▸ **Aim of the exercise**: Exclude images, then output the remaining data verbatim.

▸ **Data block**:
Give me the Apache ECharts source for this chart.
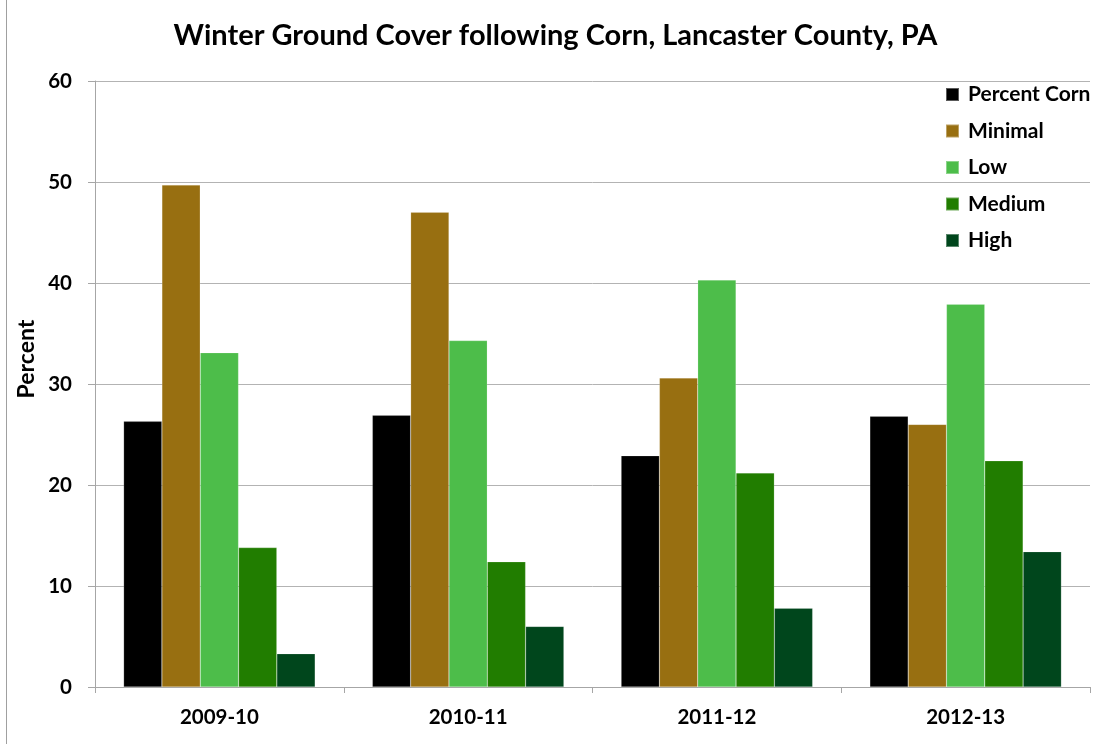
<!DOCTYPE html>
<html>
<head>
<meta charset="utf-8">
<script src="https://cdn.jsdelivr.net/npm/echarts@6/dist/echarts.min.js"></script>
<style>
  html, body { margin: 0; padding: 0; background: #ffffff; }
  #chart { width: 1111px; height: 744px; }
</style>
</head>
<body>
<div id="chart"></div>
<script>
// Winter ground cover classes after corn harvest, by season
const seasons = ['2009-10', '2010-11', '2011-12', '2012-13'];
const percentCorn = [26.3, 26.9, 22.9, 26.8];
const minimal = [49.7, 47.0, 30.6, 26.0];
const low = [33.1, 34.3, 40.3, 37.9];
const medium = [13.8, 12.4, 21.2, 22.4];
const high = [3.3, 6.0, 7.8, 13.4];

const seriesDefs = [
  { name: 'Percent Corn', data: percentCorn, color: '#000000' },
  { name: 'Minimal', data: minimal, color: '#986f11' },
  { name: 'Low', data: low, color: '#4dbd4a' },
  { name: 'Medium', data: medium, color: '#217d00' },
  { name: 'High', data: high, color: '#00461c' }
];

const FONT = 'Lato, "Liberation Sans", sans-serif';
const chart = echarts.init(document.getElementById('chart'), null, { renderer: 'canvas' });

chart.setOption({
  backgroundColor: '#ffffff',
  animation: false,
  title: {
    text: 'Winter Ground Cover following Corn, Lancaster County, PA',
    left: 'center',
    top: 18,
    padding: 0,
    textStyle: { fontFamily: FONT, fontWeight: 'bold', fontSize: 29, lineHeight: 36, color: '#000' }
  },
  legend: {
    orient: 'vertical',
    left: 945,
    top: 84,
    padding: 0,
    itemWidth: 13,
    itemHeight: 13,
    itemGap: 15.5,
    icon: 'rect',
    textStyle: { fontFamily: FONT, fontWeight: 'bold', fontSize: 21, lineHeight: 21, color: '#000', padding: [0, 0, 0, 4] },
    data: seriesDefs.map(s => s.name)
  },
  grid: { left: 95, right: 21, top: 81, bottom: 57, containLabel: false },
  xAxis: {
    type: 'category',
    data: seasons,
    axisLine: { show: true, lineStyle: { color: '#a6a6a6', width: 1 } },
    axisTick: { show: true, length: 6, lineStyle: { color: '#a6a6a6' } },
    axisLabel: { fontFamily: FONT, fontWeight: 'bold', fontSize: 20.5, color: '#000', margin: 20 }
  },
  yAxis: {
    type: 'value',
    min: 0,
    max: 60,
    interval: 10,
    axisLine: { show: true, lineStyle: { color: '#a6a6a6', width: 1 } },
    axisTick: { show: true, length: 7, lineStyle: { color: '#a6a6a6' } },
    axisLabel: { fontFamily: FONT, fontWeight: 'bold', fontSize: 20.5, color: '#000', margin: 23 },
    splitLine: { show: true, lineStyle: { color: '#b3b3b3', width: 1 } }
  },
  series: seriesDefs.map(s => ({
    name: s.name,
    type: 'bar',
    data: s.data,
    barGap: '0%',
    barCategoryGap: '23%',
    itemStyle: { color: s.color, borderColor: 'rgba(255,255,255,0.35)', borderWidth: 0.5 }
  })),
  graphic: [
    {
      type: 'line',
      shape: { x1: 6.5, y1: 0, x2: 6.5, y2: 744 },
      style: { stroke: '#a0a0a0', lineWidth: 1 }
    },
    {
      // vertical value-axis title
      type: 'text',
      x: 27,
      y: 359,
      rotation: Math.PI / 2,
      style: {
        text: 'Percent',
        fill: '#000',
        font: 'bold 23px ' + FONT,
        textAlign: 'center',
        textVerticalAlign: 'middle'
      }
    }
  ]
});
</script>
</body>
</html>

▸ **Output for this task**:
Give me the Apache ECharts source for this chart.
<!DOCTYPE html>
<html>
<head>
<meta charset="utf-8">
<script src="https://cdn.jsdelivr.net/npm/echarts@6/dist/echarts.min.js"></script>
<style>
  html, body { margin: 0; padding: 0; background: #ffffff; }
  #chart { width: 1111px; height: 744px; }
</style>
</head>
<body>
<div id="chart"></div>
<script>
// Winter ground cover classes after corn harvest, by season
const seasons = ['2009-10', '2010-11', '2011-12', '2012-13'];
const percentCorn = [26.3, 26.9, 22.9, 26.8];
const minimal = [49.7, 47.0, 30.6, 26.0];
const low = [33.1, 34.3, 40.3, 37.9];
const medium = [13.8, 12.4, 21.2, 22.4];
const high = [3.3, 6.0, 7.8, 13.4];

const seriesDefs = [
  { name: 'Percent Corn', data: percentCorn, color: '#000000' },
  { name: 'Minimal', data: minimal, color: '#986f11' },
  { name: 'Low', data: low, color: '#4dbd4a' },
  { name: 'Medium', data: medium, color: '#217d00' },
  { name: 'High', data: high, color: '#00461c' }
];

const FONT = 'Lato, "Liberation Sans", sans-serif';
const chart = echarts.init(document.getElementById('chart'), null, { renderer: 'canvas' });

chart.setOption({
  backgroundColor: '#ffffff',
  animation: false,
  title: {
    text: 'Winter Ground Cover following Corn, Lancaster County, PA',
    left: 'center',
    top: 18,
    padding: 0,
    textStyle: { fontFamily: FONT, fontWeight: 'bold', fontSize: 29, lineHeight: 36, color: '#000' }
  },
  legend: {
    orient: 'vertical',
    left: 945,
    top: 84,
    padding: 0,
    itemWidth: 13,
    itemHeight: 13,
    itemGap: 15.5,
    icon: 'rect',
    textStyle: { fontFamily: FONT, fontWeight: 'bold', fontSize: 21, lineHeight: 21, color: '#000', padding: [0, 0, 0, 4] },
    data: seriesDefs.map(s => s.name)
  },
  grid: { left: 95, right: 21, top: 81, bottom: 57, containLabel: false },
  xAxis: {
    type: 'category',
    data: seasons,
    axisLine: { show: true, lineStyle: { color: '#a6a6a6', width: 1 } },
    axisTick: { show: true, length: 6, lineStyle: { color: '#a6a6a6' } },
    axisLabel: { fontFamily: FONT, fontWeight: 'bold', fontSize: 20.5, color: '#000', margin: 20 }
  },
  yAxis: {
    type: 'value',
    min: 0,
    max: 60,
    interval: 10,
    axisLine: { show: true, lineStyle: { color: '#a6a6a6', width: 1 } },
    axisTick: { show: true, length: 7, lineStyle: { color: '#a6a6a6' } },
    axisLabel: { fontFamily: FONT, fontWeight: 'bold', fontSize: 20.5, color: '#000', margin: 23 },
    splitLine: { show: true, lineStyle: { color: '#b3b3b3', width: 1 } }
  },
  series: seriesDefs.map(s => ({
    name: s.name,
    type: 'bar',
    data: s.data,
    barGap: '0%',
    barCategoryGap: '23%',
    itemStyle: { color: s.color, borderColor: 'rgba(255,255,255,0.35)', borderWidth: 0.5 }
  })),
  graphic: [
    {
      type: 'line',
      shape: { x1: 6.5, y1: 0, x2: 6.5, y2: 744 },
      style: { stroke: '#a0a0a0', lineWidth: 1 }
    },
    {
      // vertical value-axis title
      type: 'text',
      x: 27,
      y: 359,
      rotation: Math.PI / 2,
      style: {
        text: 'Percent',
        fill: '#000',
        font: 'bold 23px ' + FONT,
        textAlign: 'center',
        textVerticalAlign: 'middle'
      }
    }
  ]
});
</script>
</body>
</html>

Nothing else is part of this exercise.